Given information:

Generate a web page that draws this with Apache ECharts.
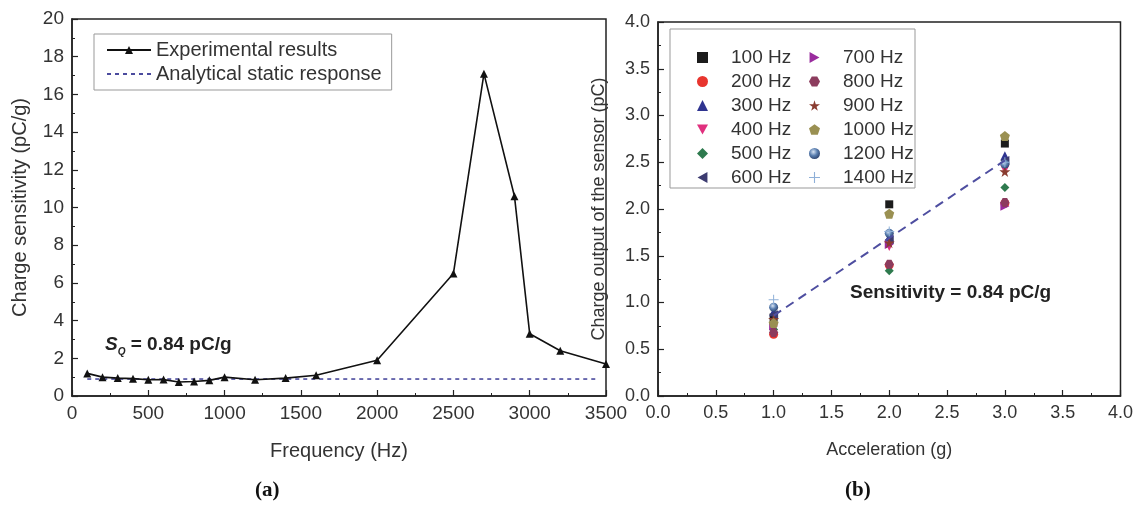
--
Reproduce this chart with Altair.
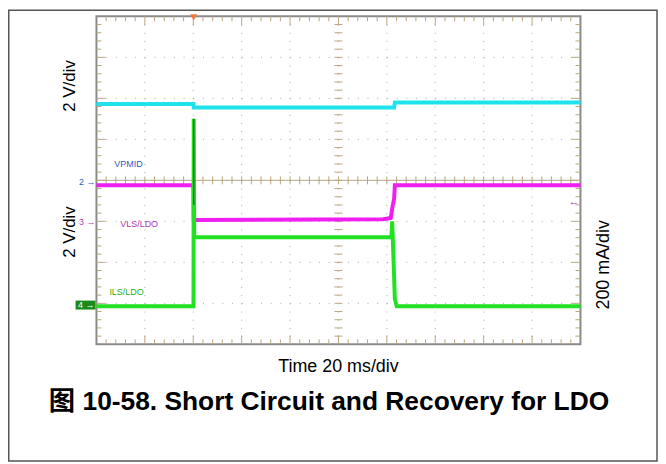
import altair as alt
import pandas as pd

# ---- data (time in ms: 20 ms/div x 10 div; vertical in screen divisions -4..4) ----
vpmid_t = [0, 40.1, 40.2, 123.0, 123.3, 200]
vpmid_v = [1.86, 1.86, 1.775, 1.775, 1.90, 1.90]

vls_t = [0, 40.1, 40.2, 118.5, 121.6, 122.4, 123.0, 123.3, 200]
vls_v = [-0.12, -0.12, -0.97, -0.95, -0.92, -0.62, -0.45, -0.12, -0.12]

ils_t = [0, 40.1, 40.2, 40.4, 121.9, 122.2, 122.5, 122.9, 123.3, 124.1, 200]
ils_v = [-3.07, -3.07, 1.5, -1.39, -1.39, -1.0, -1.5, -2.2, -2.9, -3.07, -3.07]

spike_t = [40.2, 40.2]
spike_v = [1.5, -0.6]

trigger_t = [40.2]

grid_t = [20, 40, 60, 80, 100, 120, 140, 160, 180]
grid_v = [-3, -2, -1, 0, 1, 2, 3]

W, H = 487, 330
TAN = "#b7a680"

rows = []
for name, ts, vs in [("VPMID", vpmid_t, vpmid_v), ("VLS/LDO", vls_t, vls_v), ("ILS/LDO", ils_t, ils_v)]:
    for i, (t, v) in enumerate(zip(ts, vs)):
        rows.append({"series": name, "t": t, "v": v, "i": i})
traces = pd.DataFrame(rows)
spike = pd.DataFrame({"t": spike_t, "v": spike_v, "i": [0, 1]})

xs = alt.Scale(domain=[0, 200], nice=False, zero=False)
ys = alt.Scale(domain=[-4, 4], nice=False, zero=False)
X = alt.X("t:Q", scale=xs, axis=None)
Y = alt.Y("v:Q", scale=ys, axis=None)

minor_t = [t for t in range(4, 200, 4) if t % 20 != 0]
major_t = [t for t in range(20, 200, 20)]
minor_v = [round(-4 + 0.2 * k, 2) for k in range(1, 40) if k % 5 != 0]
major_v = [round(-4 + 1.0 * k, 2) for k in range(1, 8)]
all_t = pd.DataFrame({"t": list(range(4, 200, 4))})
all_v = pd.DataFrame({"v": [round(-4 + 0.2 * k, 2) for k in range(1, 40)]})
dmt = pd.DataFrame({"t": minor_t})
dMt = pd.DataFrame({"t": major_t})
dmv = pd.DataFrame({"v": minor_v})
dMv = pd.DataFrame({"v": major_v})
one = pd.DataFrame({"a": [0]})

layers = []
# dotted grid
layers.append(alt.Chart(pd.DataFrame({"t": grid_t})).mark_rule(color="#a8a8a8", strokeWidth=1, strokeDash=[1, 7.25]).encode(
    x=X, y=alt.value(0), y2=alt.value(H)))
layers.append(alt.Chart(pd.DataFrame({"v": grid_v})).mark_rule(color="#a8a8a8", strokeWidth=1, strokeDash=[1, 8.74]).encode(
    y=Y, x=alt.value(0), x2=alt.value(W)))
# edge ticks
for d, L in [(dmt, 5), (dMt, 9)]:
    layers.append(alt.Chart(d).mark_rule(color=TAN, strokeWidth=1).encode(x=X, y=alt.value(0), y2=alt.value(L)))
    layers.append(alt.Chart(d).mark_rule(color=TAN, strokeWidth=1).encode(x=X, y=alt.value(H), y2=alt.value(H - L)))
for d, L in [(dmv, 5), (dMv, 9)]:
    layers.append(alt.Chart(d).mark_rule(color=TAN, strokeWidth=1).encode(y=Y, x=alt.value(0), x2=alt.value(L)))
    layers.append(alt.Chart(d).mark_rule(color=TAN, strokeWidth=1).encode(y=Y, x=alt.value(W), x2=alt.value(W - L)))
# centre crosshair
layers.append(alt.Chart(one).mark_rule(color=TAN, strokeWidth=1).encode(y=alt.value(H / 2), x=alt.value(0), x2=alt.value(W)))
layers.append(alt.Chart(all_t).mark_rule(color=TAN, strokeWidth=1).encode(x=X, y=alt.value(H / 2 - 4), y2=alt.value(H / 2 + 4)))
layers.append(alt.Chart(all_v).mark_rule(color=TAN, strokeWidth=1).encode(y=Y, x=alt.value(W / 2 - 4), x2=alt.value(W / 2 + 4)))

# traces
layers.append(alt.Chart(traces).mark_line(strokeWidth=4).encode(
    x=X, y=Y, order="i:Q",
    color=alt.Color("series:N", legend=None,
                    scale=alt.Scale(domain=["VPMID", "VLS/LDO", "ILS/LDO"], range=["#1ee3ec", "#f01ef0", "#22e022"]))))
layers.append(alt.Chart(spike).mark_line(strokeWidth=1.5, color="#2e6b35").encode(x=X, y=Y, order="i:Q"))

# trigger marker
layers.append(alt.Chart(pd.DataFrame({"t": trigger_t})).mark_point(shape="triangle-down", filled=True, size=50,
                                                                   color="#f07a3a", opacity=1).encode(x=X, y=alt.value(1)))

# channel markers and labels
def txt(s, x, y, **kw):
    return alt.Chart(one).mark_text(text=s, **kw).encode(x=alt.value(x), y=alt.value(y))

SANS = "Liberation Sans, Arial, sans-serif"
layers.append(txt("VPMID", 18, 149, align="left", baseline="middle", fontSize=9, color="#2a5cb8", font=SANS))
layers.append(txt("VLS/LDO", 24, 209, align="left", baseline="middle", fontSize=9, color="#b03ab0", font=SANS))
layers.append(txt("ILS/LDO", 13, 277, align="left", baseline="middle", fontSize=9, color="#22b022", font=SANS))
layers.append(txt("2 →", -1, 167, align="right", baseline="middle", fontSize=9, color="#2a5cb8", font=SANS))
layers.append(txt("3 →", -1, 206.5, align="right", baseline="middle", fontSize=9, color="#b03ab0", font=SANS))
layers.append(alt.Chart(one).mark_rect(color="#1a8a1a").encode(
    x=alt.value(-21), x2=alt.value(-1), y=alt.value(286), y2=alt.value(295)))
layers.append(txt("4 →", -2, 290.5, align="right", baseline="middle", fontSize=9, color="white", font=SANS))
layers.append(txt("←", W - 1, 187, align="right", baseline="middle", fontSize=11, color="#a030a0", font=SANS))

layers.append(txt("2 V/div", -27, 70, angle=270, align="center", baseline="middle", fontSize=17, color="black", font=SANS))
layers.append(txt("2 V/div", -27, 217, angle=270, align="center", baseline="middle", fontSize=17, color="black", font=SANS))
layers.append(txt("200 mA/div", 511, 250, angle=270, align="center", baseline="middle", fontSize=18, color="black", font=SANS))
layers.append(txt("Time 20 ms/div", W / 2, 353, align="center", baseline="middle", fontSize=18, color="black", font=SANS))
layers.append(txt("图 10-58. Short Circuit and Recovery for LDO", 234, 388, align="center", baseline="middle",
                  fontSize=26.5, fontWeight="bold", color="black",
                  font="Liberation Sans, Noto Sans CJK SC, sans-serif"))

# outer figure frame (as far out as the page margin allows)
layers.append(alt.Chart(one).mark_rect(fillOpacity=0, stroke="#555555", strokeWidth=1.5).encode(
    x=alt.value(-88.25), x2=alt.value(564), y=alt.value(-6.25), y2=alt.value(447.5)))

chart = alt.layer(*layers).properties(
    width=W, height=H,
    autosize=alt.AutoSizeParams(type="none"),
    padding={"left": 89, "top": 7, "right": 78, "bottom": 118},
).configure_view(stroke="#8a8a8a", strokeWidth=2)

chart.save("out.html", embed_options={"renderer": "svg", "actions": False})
==
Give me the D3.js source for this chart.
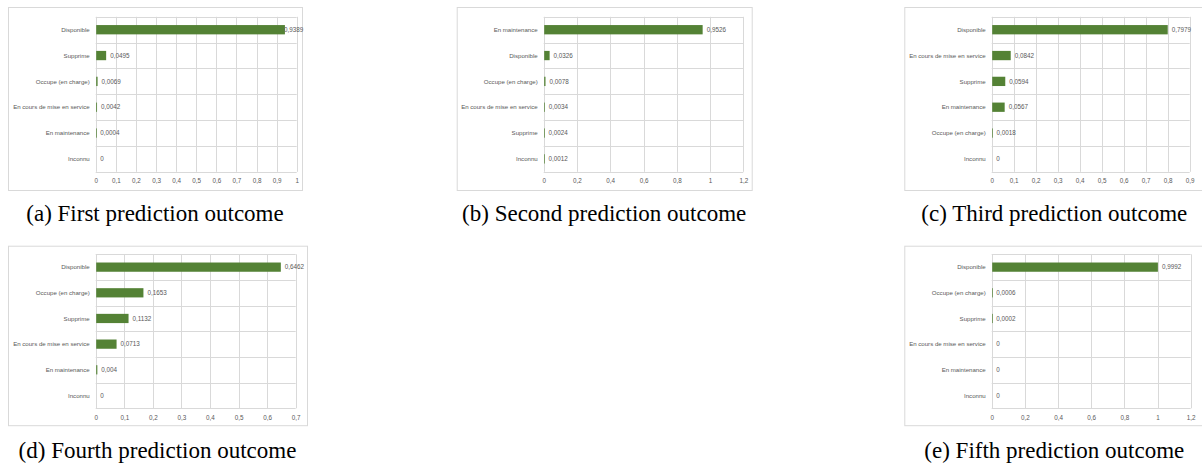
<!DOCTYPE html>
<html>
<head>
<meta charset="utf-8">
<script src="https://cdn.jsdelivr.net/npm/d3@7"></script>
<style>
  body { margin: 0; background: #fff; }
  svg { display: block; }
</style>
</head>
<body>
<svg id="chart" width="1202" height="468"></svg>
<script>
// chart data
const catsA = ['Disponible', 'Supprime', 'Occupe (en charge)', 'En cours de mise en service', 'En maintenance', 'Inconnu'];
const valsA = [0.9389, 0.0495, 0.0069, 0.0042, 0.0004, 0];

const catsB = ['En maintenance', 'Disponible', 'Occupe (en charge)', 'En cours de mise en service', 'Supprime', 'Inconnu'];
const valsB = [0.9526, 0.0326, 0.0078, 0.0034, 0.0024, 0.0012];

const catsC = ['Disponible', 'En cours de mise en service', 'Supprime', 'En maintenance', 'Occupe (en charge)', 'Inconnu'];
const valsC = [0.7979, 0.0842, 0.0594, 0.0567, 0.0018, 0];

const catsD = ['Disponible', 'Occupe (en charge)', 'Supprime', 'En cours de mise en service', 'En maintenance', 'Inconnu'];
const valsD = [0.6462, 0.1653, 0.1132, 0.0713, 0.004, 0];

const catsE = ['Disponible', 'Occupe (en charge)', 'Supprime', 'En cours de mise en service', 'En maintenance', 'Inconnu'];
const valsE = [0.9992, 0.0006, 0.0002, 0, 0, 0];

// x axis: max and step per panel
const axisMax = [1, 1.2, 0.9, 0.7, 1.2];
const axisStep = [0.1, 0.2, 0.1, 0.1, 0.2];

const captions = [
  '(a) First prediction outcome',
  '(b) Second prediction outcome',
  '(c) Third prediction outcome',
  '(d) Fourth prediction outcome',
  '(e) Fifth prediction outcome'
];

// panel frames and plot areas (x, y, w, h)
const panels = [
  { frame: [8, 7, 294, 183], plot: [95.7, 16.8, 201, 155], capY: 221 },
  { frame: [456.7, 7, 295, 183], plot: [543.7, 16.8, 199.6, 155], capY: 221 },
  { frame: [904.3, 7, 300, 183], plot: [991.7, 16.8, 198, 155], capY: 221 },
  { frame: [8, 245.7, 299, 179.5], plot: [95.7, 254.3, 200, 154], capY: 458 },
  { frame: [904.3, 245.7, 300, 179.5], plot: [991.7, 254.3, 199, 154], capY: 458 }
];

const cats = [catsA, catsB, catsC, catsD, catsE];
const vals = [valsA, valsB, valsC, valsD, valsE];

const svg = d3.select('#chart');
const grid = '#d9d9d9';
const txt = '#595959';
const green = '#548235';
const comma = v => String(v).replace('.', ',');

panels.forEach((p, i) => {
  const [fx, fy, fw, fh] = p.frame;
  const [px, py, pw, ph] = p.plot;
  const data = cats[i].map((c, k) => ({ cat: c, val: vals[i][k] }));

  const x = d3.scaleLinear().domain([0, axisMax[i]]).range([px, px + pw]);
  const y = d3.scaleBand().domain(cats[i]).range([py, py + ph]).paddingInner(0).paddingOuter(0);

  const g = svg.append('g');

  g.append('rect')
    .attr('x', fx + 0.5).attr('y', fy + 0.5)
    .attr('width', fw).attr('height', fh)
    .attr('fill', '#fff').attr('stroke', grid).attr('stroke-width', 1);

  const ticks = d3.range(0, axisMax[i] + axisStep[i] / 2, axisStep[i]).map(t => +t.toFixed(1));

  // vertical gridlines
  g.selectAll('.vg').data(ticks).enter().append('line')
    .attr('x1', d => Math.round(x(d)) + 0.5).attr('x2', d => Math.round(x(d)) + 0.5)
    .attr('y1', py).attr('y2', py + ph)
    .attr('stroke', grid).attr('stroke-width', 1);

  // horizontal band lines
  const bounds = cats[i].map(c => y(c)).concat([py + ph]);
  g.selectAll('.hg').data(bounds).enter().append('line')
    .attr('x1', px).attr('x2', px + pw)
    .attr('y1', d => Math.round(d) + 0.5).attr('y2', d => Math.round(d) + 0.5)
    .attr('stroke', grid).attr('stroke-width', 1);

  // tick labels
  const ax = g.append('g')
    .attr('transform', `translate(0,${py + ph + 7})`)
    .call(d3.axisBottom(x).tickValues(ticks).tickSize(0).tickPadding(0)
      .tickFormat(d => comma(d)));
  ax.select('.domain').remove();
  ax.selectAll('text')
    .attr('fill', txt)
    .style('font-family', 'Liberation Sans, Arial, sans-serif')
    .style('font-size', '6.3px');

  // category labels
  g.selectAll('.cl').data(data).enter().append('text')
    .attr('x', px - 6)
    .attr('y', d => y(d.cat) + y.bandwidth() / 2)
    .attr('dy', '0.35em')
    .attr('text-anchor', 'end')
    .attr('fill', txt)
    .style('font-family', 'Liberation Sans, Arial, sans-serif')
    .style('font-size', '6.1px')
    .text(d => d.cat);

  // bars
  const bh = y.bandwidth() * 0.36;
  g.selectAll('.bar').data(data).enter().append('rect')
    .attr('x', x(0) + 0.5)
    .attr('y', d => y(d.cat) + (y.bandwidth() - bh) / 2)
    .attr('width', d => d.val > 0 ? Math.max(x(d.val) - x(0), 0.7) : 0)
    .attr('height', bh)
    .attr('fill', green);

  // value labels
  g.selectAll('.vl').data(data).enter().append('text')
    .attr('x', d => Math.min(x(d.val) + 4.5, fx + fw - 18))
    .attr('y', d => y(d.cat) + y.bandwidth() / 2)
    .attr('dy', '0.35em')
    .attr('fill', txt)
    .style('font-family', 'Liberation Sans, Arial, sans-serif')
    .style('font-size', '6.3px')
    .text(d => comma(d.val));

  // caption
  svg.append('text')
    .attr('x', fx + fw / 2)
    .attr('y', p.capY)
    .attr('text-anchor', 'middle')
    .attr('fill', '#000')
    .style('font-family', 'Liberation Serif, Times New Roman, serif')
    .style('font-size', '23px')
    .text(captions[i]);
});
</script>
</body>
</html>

Task instructions: Take the lines above starting at the one containing "Give me the D3.js source for this chart." and ending at the one containing "const comma = v", and print them again exactly, without pictures.

Output of the task:
Give me the D3.js source for this chart.
<!DOCTYPE html>
<html>
<head>
<meta charset="utf-8">
<script src="https://cdn.jsdelivr.net/npm/d3@7"></script>
<style>
  body { margin: 0; background: #fff; }
  svg { display: block; }
</style>
</head>
<body>
<svg id="chart" width="1202" height="468"></svg>
<script>
// chart data
const catsA = ['Disponible', 'Supprime', 'Occupe (en charge)', 'En cours de mise en service', 'En maintenance', 'Inconnu'];
const valsA = [0.9389, 0.0495, 0.0069, 0.0042, 0.0004, 0];

const catsB = ['En maintenance', 'Disponible', 'Occupe (en charge)', 'En cours de mise en service', 'Supprime', 'Inconnu'];
const valsB = [0.9526, 0.0326, 0.0078, 0.0034, 0.0024, 0.0012];

const catsC = ['Disponible', 'En cours de mise en service', 'Supprime', 'En maintenance', 'Occupe (en charge)', 'Inconnu'];
const valsC = [0.7979, 0.0842, 0.0594, 0.0567, 0.0018, 0];

const catsD = ['Disponible', 'Occupe (en charge)', 'Supprime', 'En cours de mise en service', 'En maintenance', 'Inconnu'];
const valsD = [0.6462, 0.1653, 0.1132, 0.0713, 0.004, 0];

const catsE = ['Disponible', 'Occupe (en charge)', 'Supprime', 'En cours de mise en service', 'En maintenance', 'Inconnu'];
const valsE = [0.9992, 0.0006, 0.0002, 0, 0, 0];

// x axis: max and step per panel
const axisMax = [1, 1.2, 0.9, 0.7, 1.2];
const axisStep = [0.1, 0.2, 0.1, 0.1, 0.2];

const captions = [
  '(a) First prediction outcome',
  '(b) Second prediction outcome',
  '(c) Third prediction outcome',
  '(d) Fourth prediction outcome',
  '(e) Fifth prediction outcome'
];

// panel frames and plot areas (x, y, w, h)
const panels = [
  { frame: [8, 7, 294, 183], plot: [95.7, 16.8, 201, 155], capY: 221 },
  { frame: [456.7, 7, 295, 183], plot: [543.7, 16.8, 199.6, 155], capY: 221 },
  { frame: [904.3, 7, 300, 183], plot: [991.7, 16.8, 198, 155], capY: 221 },
  { frame: [8, 245.7, 299, 179.5], plot: [95.7, 254.3, 200, 154], capY: 458 },
  { frame: [904.3, 245.7, 300, 179.5], plot: [991.7, 254.3, 199, 154], capY: 458 }
];

const cats = [catsA, catsB, catsC, catsD, catsE];
const vals = [valsA, valsB, valsC, valsD, valsE];

const svg = d3.select('#chart');
const grid = '#d9d9d9';
const txt = '#595959';
const green = '#548235';
const comma = v => String(v).replace('.', ',');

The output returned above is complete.